2016 cookbook by Jeffrey Yoskowitz and Liz Alpern

The Gefilte Manifesto: New Recipes for Old World Jewish Foods is a "narrative cookbook" written by Jeffrey Yoskowitz and Liz Alpern, and published by Flatiron Books in 2016. It is primarily a cookbook which attempts to modernize Ashkenazic Jewish cuisine. The book contains 98 recipes.

==Background==
The Gefilte Manifesto draws its namesake from the mission statement of The Gefilteria, the business owned and operated by the authors. The word 'gefilte' is Yiddish for 'stuffed', and references gefilte fish, an Ashkenazi delicacy which is unpopular among American Jews.

The book, and the recipes and discussions it contains, are expressly a rejection of mass-produced Jewish food, and the stigma which has come with it. Yoskowitz, who wrote his college thesis on the kosher food industry, has even called the kosher aisle at grocery stores "the place where Jewish food goes to die", and in The Gefilte Manifesto, he and Alpern attempt to make Jewish Cuisine accessible to home cooks without sacrificing convenience.

The publishing of The Gefilte Manifesto coincides and contributes to what The New York Times called a "Golden Age" of American Jewish food, and in an interview with Joel Rose on National Public Radio, Yoskowitz stated that his and Alpern's mission was to "revitalize [Ashkenazi Jewish] cuisine".

==Reception==
The Gefilte Manifesto has been featured in numerous publications and media outlets, including The New Yorker, The Atlantic, National Public Radio, Forward, and +972. USA Today named The Gefilte Manifesto one of the top 16 food and beverage books of 2016. The Jewish Book Council named it a finalist for the National Jewish Book Award in Contemporary Jewish Life and Practice.

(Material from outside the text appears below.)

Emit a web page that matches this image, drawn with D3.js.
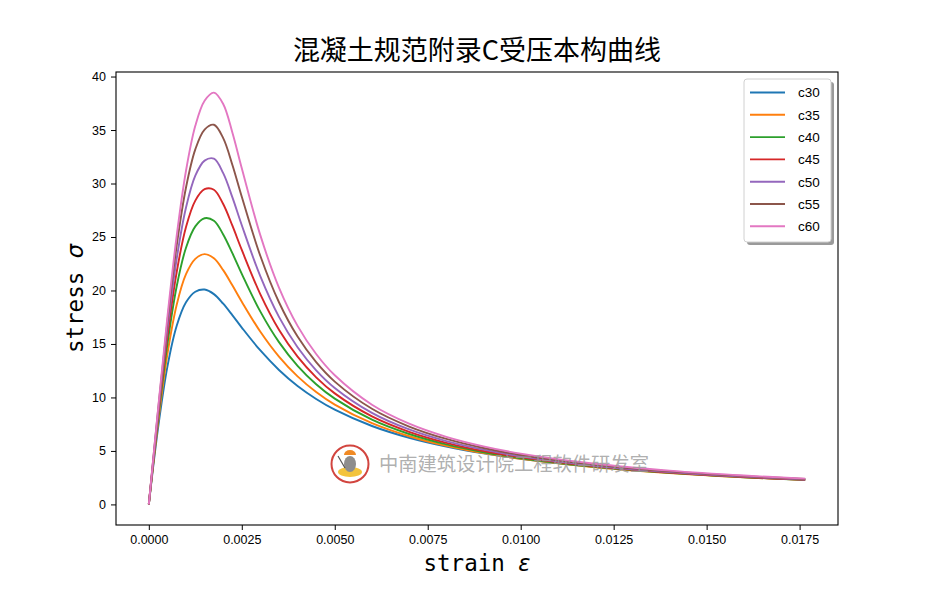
<!DOCTYPE html>
<html>
<head>
<meta charset="utf-8">
<script src="https://cdn.jsdelivr.net/npm/d3@7"></script>
<style>
  body { margin: 0; background: #fff; }
  svg { display: block; }
</style>
</head>
<body>
<svg id="svg" width="931" height="590"></svg>
<script>
// strain points shared by every curve
var strain = [0, 0.00025, 0.0005, 0.00075, 0.001, 0.00125, 0.0015, 0.00175, 0.002, 0.00225, 0.0025,
              0.003, 0.0035, 0.004, 0.0045, 0.005, 0.006, 0.007, 0.008, 0.009, 0.010, 0.012, 0.014, 0.016, 0.01765];

// stress, one list per grade
var c30 = [0, 7.17, 12.88, 16.70, 18.89, 19.88, 20.09, 19.66, 18.76, 17.67, 16.53, 14.39, 12.57, 11.07, 9.86, 8.86, 7.33, 6.23, 5.41, 4.77, 4.27, 3.52, 2.99, 2.60, 2.35];
var c35 = [0, 7.64, 14.05, 18.67, 21.52, 22.95, 23.40, 23.01, 21.90, 20.46, 18.95, 16.14, 13.82, 11.97, 10.51, 9.33, 7.59, 6.37, 5.47, 4.79, 4.26, 3.48, 2.94, 2.54, 2.29];
var c40 = [0, 7.97, 14.99, 20.40, 24.00, 25.99, 26.75, 26.52, 25.24, 23.46, 21.55, 18.02, 15.17, 12.96, 11.24, 9.89, 7.92, 6.58, 5.61, 4.88, 4.32, 3.51, 2.95, 2.54, 2.28];
var c45 = [0, 8.26, 15.73, 21.73, 25.93, 28.40, 29.47, 29.42, 28.08, 26.03, 23.79, 19.64, 16.33, 13.81, 11.88, 10.38, 8.23, 6.79, 5.76, 4.99, 4.40, 3.56, 2.98, 2.56, 2.30];
var c50 = [0, 8.54, 16.42, 22.97, 27.75, 30.73, 32.14, 32.32, 30.97, 28.68, 26.10, 21.31, 17.53, 14.69, 12.54, 10.89, 8.56, 7.01, 5.92, 5.12, 4.50, 3.62, 3.03, 2.60, 2.33];
var c55 = [0, 8.81, 17.10, 24.21, 29.63, 33.19, 35.04, 35.49, 34.24, 31.71, 28.76, 23.22, 18.90, 15.69, 13.30, 11.48, 8.94, 7.28, 6.12, 5.27, 4.62, 3.71, 3.09, 2.65, 2.37];
var c60 = [0, 8.96, 17.53, 25.13, 31.19, 35.39, 37.74, 38.50, 37.44, 34.73, 31.43, 25.15, 20.27, 16.69, 14.06, 12.07, 9.32, 7.55, 6.32, 5.43, 4.75, 3.80, 3.16, 2.70, 2.41];

var names = ["c30", "c35", "c40", "c45", "c50", "c55", "c60"];
var stress = [c30, c35, c40, c45, c50, c55, c60];
var xTicks = [0, 0.0025, 0.005, 0.0075, 0.01, 0.0125, 0.015, 0.0175];
var yTicks = [0, 5, 10, 15, 20, 25, 30, 35, 40];

var colors = ["#1f77b4", "#ff7f0e", "#2ca02c", "#d62728", "#9467bd", "#8c564b", "#e377c2"];

var svg = d3.select("#svg");

// (don't call these top/left: window.top is read only)
var pLeft = 116, pRight = 838, pTop = 72, pBottom = 525;

// matplotlib style 5% padding round the data
var xMax = d3.max(strain), yMax = d3.max(stress, function(s){ return d3.max(s); });
var xScale = d3.scaleLinear()
    .domain([-0.05 * xMax, 1.05 * xMax])
    .range([pLeft, pRight]);
var yScale = d3.scaleLinear()
    .domain([-0.05 * yMax, 1.05 * yMax])
    .range([pBottom, pTop]);

var tickFont = "'Liberation Sans', Arial, sans-serif";
var labelFont = "'DejaVu Sans Mono', 'Liberation Mono', monospace";

// curves
var line = d3.line()
    .x(function(d){ return xScale(d[0]); })
    .y(function(d){ return yScale(d[1]); })
    .curve(d3.curveCatmullRom.alpha(0.5));

var plot = svg.append("g");
stress.forEach(function(s, i){
    plot.append("path")
        .datum(strain.map(function(e, j){ return [e, s[j]]; }))
        .attr("d", line)
        .attr("fill", "none")
        .attr("stroke", colors[i])
        .attr("stroke-width", 1.9)
        .attr("stroke-linejoin", "round");
});

// axes
var xAxis = svg.append("g")
    .attr("transform", "translate(0," + pBottom + ")")
    .call(d3.axisBottom(xScale).tickValues(xTicks).tickSize(5).tickPadding(5)
        .tickFormat(d3.format(".4f")));
var yAxis = svg.append("g")
    .attr("transform", "translate(" + pLeft + ",0)")
    .call(d3.axisLeft(yScale).tickValues(yTicks).tickSize(5).tickPadding(5)
        .tickFormat(d3.format("d")));

[xAxis, yAxis].forEach(function(a){
    a.select(".domain").remove();
    a.selectAll("line").attr("stroke", "#000").attr("stroke-width", 1);
    a.selectAll("text").attr("fill", "#000")
        .style("font-family", tickFont).style("font-size", "12.5px");
});

// frame
svg.append("rect")
    .attr("x", pLeft).attr("y", pTop)
    .attr("width", pRight - pLeft).attr("height", pBottom - pTop)
    .attr("fill", "none").attr("stroke", "#000").attr("stroke-width", 1.1);

// title and axis labels
svg.append("text")
    .attr("x", (pLeft + pRight) / 2).attr("y", 60)
    .attr("text-anchor", "middle")
    .style("font-family", "'Noto Sans CJK SC', sans-serif")
    .style("font-size", "27px").style("font-weight", 400)
    .text("混凝土规范附录C受压本构曲线");

var xl = svg.append("text")
    .attr("x", (pLeft + pRight) / 2).attr("y", 571)
    .attr("text-anchor", "middle")
    .style("font-family", labelFont).style("font-size", "22.5px");
xl.append("tspan").text("strain ");
xl.append("tspan").style("font-family", "'DejaVu Sans', sans-serif").style("font-style", "italic").text("ε");

var yl = svg.append("text")
    .attr("transform", "translate(83," + (pTop + pBottom) / 2 + ") rotate(-90)")
    .attr("text-anchor", "middle")
    .style("font-family", labelFont).style("font-size", "22.5px");
yl.append("tspan").text("stress ");
yl.append("tspan").style("font-family", "'DejaVu Sans', sans-serif").style("font-style", "italic").text("σ");

// legend
var lg = svg.append("g").attr("transform", "translate(744,79)");
lg.append("rect")
    .attr("x", 3).attr("y", 3).attr("width", 87).attr("height", 163).attr("rx", 3)
    .attr("fill", "#9a9a9a");
lg.append("rect")
    .attr("x", 0).attr("y", 0).attr("width", 87).attr("height", 163).attr("rx", 3)
    .attr("fill", "#fff").attr("stroke", "#d0d0d0").attr("stroke-width", 1);
names.forEach(function(n, i){
    var yy = 13.5 + i * 22.3;
    lg.append("line")
        .attr("x1", 6).attr("x2", 41).attr("y1", yy).attr("y2", yy)
        .attr("stroke", colors[i]).attr("stroke-width", 1.9);
    lg.append("text")
        .attr("x", 54).attr("y", yy + 4.8)
        .style("font-family", "'Liberation Sans', Arial, sans-serif")
        .style("font-size", "13.5px")
        .text(n);
});

// watermark
var wm = svg.append("g").attr("transform", "translate(350,464)");
wm.append("circle").attr("r", 18.5).attr("fill", "#fff").attr("fill-opacity", 0.9)
    .attr("stroke", "#d2453f").attr("stroke-width", 2);
wm.append("ellipse").attr("cx", 0).attr("cy", 8).attr("rx", 12).attr("ry", 5).attr("fill", "#f3c33c");
wm.append("ellipse").attr("cx", 0).attr("cy", 0).attr("rx", 6).attr("ry", 8).attr("fill", "#8d8d8d");
wm.append("path").attr("d", "M-6,-9 A6,5 0 0 1 6,-9 Z").attr("fill", "#f08a24");
wm.append("line").attr("x1", -12).attr("y1", -8).attr("x2", -5).attr("y2", 4)
    .attr("stroke", "#555").attr("stroke-width", 1.2);
svg.append("text")
    .attr("x", 379).attr("y", 471)
    .attr("fill", "#9a9a9a").attr("fill-opacity", 0.8)
    .style("font-family", "'Noto Sans CJK SC', sans-serif")
    .style("font-size", "19.3px")
    .text("中南建筑设计院工程软件研发室");
</script>
</body>
</html>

Reviews have been positive. In J. The Jewish News of Northern California, Howard Freedman said of the book: "The emphasis is not on reproducing the foods of the shtetl. Rather, the thrust is on developing an appreciation of the foods and of the spirit of those who cooked them". Paula Forbes wrote in Epicurious: "There are... modern updates on classic flavors... So whether you're looking to preserve your own Jewish traditions or are simply a fan of borscht, this is the book for you". Bari Weiss, of The Wall Street Journal, said on NY1's The Book Reader: "Alpern and Yoskowitz recover and reinvent Eastern European Jewish classics and add a bunch of recipes that likely would have baffled their great-grandparents". Publishers Weekly, however, writes: "Some readers will be disappointed that Alpern and Yoskowitz, purveyors of a pop-up dining service called the Gefilteria, provide exactly three gefilte fish recipes", though it goes on to say: "The authors have actually dug deeper than the title implies, providing a comprehensive and joyful survey of Eastern European Jewish cuisine".